■ EXERCISE INSTRUCTIONS: Exactly the lines from the line containing "Give me the Bokeh source for this chart." through the line containing "from bokeh.resources import INLINE" are to be echoed, with both included and pictures left out.

Dataset items:
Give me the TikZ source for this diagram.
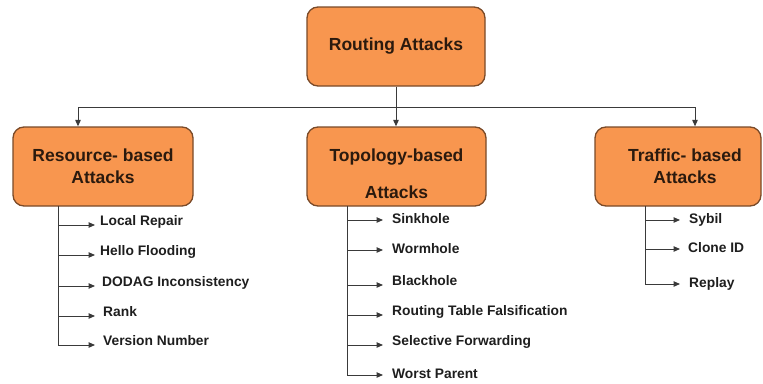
\documentclass[tikz,border=0pt]{standalone}
\usepackage{fontspec}
\setmainfont{Liberation Sans}
\usetikzlibrary{arrows.meta}
\definecolor{boxfill}{HTML}{F8964F}
\definecolor{boxdraw}{HTML}{7A4A28}
\definecolor{lnk}{HTML}{3A3A3A}
\definecolor{ttlcol}{HTML}{2B1A0E}
\definecolor{leafcol}{HTML}{1E1E1E}
\begin{document}
\begin{tikzpicture}[x=1pt,y=-1pt,
  box/.style={draw=boxdraw,line width=1.3pt,fill=boxfill,rounded corners=11pt,
              minimum width=180pt,minimum height=79pt,inner sep=0pt},
  ttl/.style={font=\bfseries\fontsize{17.5}{22}\selectfont,text=ttlcol,align=center,inner sep=0pt},
  leaf/.style={font=\bfseries\fontsize{13.8}{16}\selectfont,text=leafcol,
               inner ysep=0pt,inner xsep=5pt,text height=10pt,text depth=3pt},
  leafw/.style={leaf,inner xsep=9pt},
  link/.style={draw=lnk,line width=1pt},
  arr/.style={link,-{Triangle[length=6.5pt,width=5.5pt]}}]
\useasboundingbox (0,0) rectangle (763,383);

% main boxes
\node[box,ttl,minimum width=178pt] (root) at (396,46.5) {Routing Attacks};
\node[box,ttl] (left) at (103,166.5) {Resource- based\\Attacks};
\node[box,minimum width=179pt] (mid) at (396.5,166.5) {};
\node[ttl] (midt) at (396.5,173.5) {Topology-based\\[15pt]Attacks};
\node[box,minimum width=166pt] (right) at (678,166.5) {};
\node[ttl] (rightt) at (685,166) {Traffic- based\\Attacks};

% top connectors
\coordinate (jl) at (78,107);
\coordinate (jr) at (695,107);
\draw[link] (jl) -- (jr);
\draw[arr] (root.south) -- (root.south |- mid.north);
\draw[arr] (jl) -- (jl |- left.north);
\draw[arr] (jr) -- (jr |- right.north);

% resource-based leaves
\coordinate (lt) at (58,206);
\node[leaf,anchor=base west] (l1) at (95,225) {Local Repair};
\node[leaf,anchor=base west] (l2) at (95,255) {Hello Flooding};
\node[leaf,anchor=base west,inner xsep=7pt] (l3) at (95,286) {DODAG Inconsistency};
\node[leaf,anchor=base west,inner xsep=8pt] (l4) at (95,316) {Rank};
\node[leaf,anchor=base west,inner xsep=8pt] (l5) at (95,345) {Version Number};
\foreach \n in {l1,l2,l3,l4,l5}{\draw[arr] (lt) |- (\n.base west);}

% topology-based leaves
\coordinate (mt) at (347,206);
\node[leafw,anchor=west] (m1) at (383,220) {Sinkhole};
\node[leafw,anchor=west] (m2) at (383,250) {Wormhole};
\node[leafw,anchor=base west] (m3) at (383,285) {Blackhole};
\node[leafw,anchor=base west] (m4) at (383,315) {Routing Table Falsification};
\node[leafw,anchor=base west] (m5) at (383,345) {Selective Forwarding};
\node[leafw,anchor=west] (m6) at (383,375) {Worst Parent};
\draw[arr] (mt) |- (m1.west);
\draw[arr] (mt) |- (m2.west);
\draw[arr] (mt) |- (m3.base west);
\draw[arr] (mt) |- (m4.base west);
\draw[arr] (mt) |- (m5.base west);
\draw[arr] (mt) |- (m6.west);

% traffic-based leaves
\coordinate (rt) at (645,206);
\node[leafw,anchor=west] (r1) at (680,220) {Sybil};
\node[leafw,anchor=west,inner xsep=8pt] (r2) at (680,249) {Clone ID};
\node[leafw,anchor=west] (r3) at (680,284) {Replay};
\foreach \n in {r1,r2,r3}{\draw[arr] (rt) |- (\n.west);}
\end{tikzpicture}
\end{document}
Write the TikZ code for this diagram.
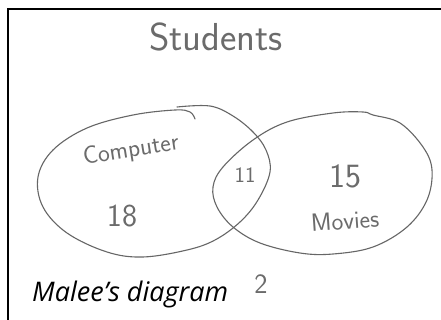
\documentclass[tikz,border=0pt]{standalone}
\usepackage{fontspec}
\newfontfamily\osans{Open Sans}
\begin{document}
\begin{tikzpicture}[x=1pt,y=-1pt,
  hand/.style={text=black!58,font=\sffamily,inner sep=0pt},
  ink/.style={draw=black!60,line width=1.1pt,line cap=round,line join=round}]
\useasboundingbox (0,0) rectangle (441,320);
\fill[white] (0,0) rectangle (441,320);
\draw[line width=1.6pt] (8,321) -- (8,9) -- (442,9);
% left set (Computer)
\draw[ink] plot[smooth,tension=0.6] coordinates {(195,119) (190,112) (175,110) (133,115) (87,128) (53,150) (38,177) (43,207) (67,233) (107,252) (143,257) (187,250) (215,240) (240,222) (258,200) (270,172) (266,150) (253,132) (233,116) (210,106) (177,107)};
% right set (Movies)
\draw[ink] plot[smooth cycle,tension=0.6] coordinates {(363,112) (333,113) (287,122) (253,140) (223,167) (213,187) (217,207) (233,227) (260,243) (300,253) (333,254) (373,247) (407,227) (427,200) (432,170) (423,147) (400,123) (373,115)};
\node[hand,font=\sffamily\fontsize{39}{39}\selectfont] (title) at (216,37) {Students};
\node[hand,rotate=9,font=\sffamily\fontsize{25}{25}\selectfont] (comp) at (131,151) {Computer};
\node[hand,font=\sffamily\fontsize{32}{32}\selectfont] (n18) at (122,216) {18};
\node[hand,font=\sffamily\fontsize{22}{22}\selectfont] (n11) at (245,175) {11};
\node[hand,font=\sffamily\fontsize{34}{34}\selectfont] (n15) at (345,176) {15};
\node[hand,rotate=4,font=\sffamily\fontsize{25}{25}\selectfont] (mov) at (345,221) {Movies};
\node[hand,font=\sffamily\fontsize{28}{28}\selectfont] (n2) at (261,284) {2};
\node[inner sep=0pt,anchor=base west,font=\osans\itshape\fontsize{27}{27}\selectfont] (cap) at (32,301) {Malee’s diagram};
\end{tikzpicture}
\end{document}
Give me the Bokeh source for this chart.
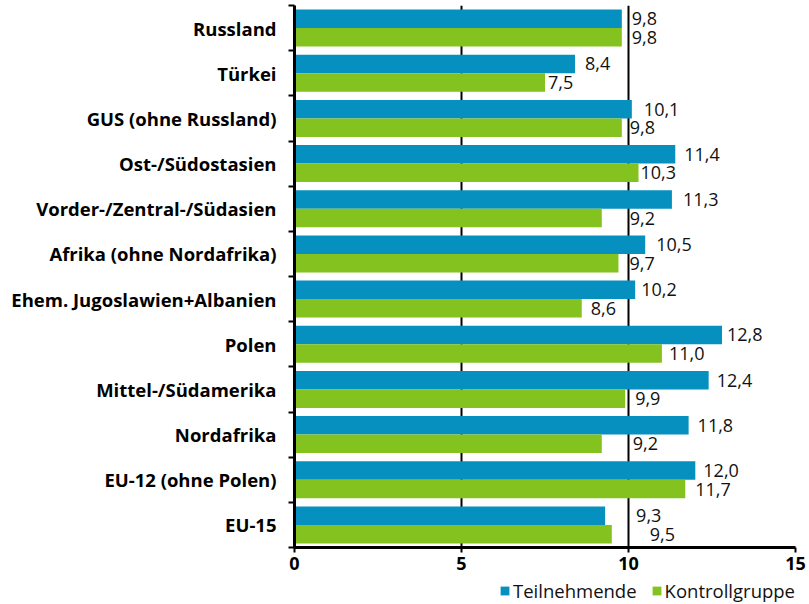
import numpy as np
from bokeh.plotting import figure
from bokeh.layouts import column
from bokeh.models import Range1d, FixedTicker, Legend, LegendItem, ColumnDataSource
from bokeh.core.properties import value
from bokeh.embed import file_html
from bokeh.resources import INLINE

categories = ["Russland", "Türkei", "GUS (ohne Russland)", "Ost-/Südostasien",
              "Vorder-/Zentral-/Südasien", "Afrika (ohne Nordafrika)",
              "Ehem. Jugoslawien+Albanien", "Polen", "Mittel-/Südamerika",
              "Nordafrika", "EU-12 (ohne Polen)", "EU-15"]
teilnehmende = [9.8, 8.4, 10.1, 11.4, 11.3, 10.5, 10.2, 12.8, 12.4, 11.8, 12.0, 9.3]
kontrollgruppe = [9.8, 7.5, 9.8, 10.3, 9.2, 9.7, 8.6, 11.0, 9.9, 9.2, 11.7, 9.5]
x_ticks = [0, 5, 10, 15]

# label placement offsets (px) as in the original
off_t = [10, 10, 12, 9, 11, 11, 6, 5, 8, 9, 8, 31]
off_k = [10, 3, 8, 2, 28, 11, 9, 7, 10, 31, 10, 38]

BLUE = "#0590bf"
GREEN = "#84c21f"
FONT = "Open Sans"

n = len(categories)
idx = np.arange(n)
bh = 0.41

def fmt(v):
    return f"{v:.1f}".replace(".", ",")

src_t = ColumnDataSource(dict(x=teilnehmende, y=idx + 0.5 - bh / 2,
                              lab=[fmt(v) for v in teilnehmende], off=off_t))
src_k = ColumnDataSource(dict(x=kontrollgruppe, y=idx + 0.5 + bh / 2,
                              lab=[fmt(v) for v in kontrollgruppe], off=off_k))

p = figure(width=809, height=578, x_range=Range1d(0, 15), y_range=Range1d(n, 0),
           output_backend="svg", toolbar_location=None,
           min_border_left=294, min_border_right=14, min_border_top=5, min_border_bottom=31)
p.outline_line_color = None

r1 = p.hbar(y="y", right="x", left=0, height=bh, source=src_t, fill_color=BLUE, line_color=None)
r2 = p.hbar(y="y", right="x", left=0, height=bh, source=src_k, fill_color=GREEN, line_color=None)

for s in (src_t, src_k):
    p.text(x="x", y="y", text="lab", x_offset="off", source=s, text_align="left",
           text_baseline="middle", text_font=value(FONT), text_font_size="18px",
           text_color="#111111")

# grid
p.ygrid.visible = False
p.xgrid.ticker = FixedTicker(ticks=x_ticks)
p.xgrid.grid_line_color = "black"
p.xgrid.grid_line_width = 2

# x axis
xa = p.xaxis[0]
xa.ticker = FixedTicker(ticks=x_ticks)
xa.axis_line_width = 3
xa.major_tick_out = 5
xa.major_tick_in = 0
xa.major_tick_line_width = 2
xa.minor_tick_line_color = None
xa.major_label_text_font = FONT
xa.major_label_text_font_style = "bold"
xa.major_label_text_font_size = "18px"
xa.major_label_text_color = "black"
xa.major_label_standoff = 4

# y axis
ya = p.yaxis[0]
ya.ticker = FixedTicker(ticks=list(idx + 0.5), minor_ticks=list(range(n + 1)))
ya.major_label_overrides = {float(i + 0.5): c for i, c in enumerate(categories)}
ya.axis_line_width = 3
ya.major_tick_line_color = None
ya.major_tick_out = 0
ya.major_tick_in = 0
ya.minor_tick_out = 6
ya.minor_tick_in = 0
ya.minor_tick_line_width = 2
ya.minor_tick_line_color = "black"
ya.major_label_text_font = FONT
ya.major_label_text_font_style = "bold"
ya.major_label_text_font_size = "18.5px"
ya.major_label_text_color = "black"
ya.major_label_standoff = 12

# legend in a separate strip below the chart (zero-size proxy bars)
p2 = figure(width=809, height=26, x_range=Range1d(0, 1), y_range=Range1d(0, 1),
            output_backend="svg", toolbar_location=None,
            min_border_left=0, min_border_right=0, min_border_top=0, min_border_bottom=0)
p2.axis.visible = False
p2.grid.visible = False
p2.outline_line_color = None
l1 = p2.hbar(y=[0.5], right=[0], left=0, height=0, fill_color=BLUE, line_color=None)
l2 = p2.hbar(y=[0.5], right=[0], left=0, height=0, fill_color=GREEN, line_color=None)
legend = Legend(items=[LegendItem(label="Teilnehmende", renderers=[l1]),
                       LegendItem(label="Kontrollgruppe", renderers=[l2])],
                orientation="horizontal", location="top_right")
legend.label_text_font = FONT
legend.label_text_font_size = "18.5px"
legend.label_text_color = "#111111"
legend.label_height = 20
legend.glyph_width = 11
legend.glyph_height = 11
legend.label_standoff = 3
legend.spacing = 14
legend.padding = 0
legend.margin = 0
legend.border_line_color = None
legend.background_fill_alpha = 0
p2.add_layout(legend)

layout = column(p, p2, spacing=0)
open("out.html", "w").write(file_html(layout, INLINE))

■ COMPLETE RESPONSE:
Give me the Bokeh source for this chart.
import numpy as np
from bokeh.plotting import figure
from bokeh.layouts import column
from bokeh.models import Range1d, FixedTicker, Legend, LegendItem, ColumnDataSource
from bokeh.core.properties import value
from bokeh.embed import file_html
from bokeh.resources import INLINE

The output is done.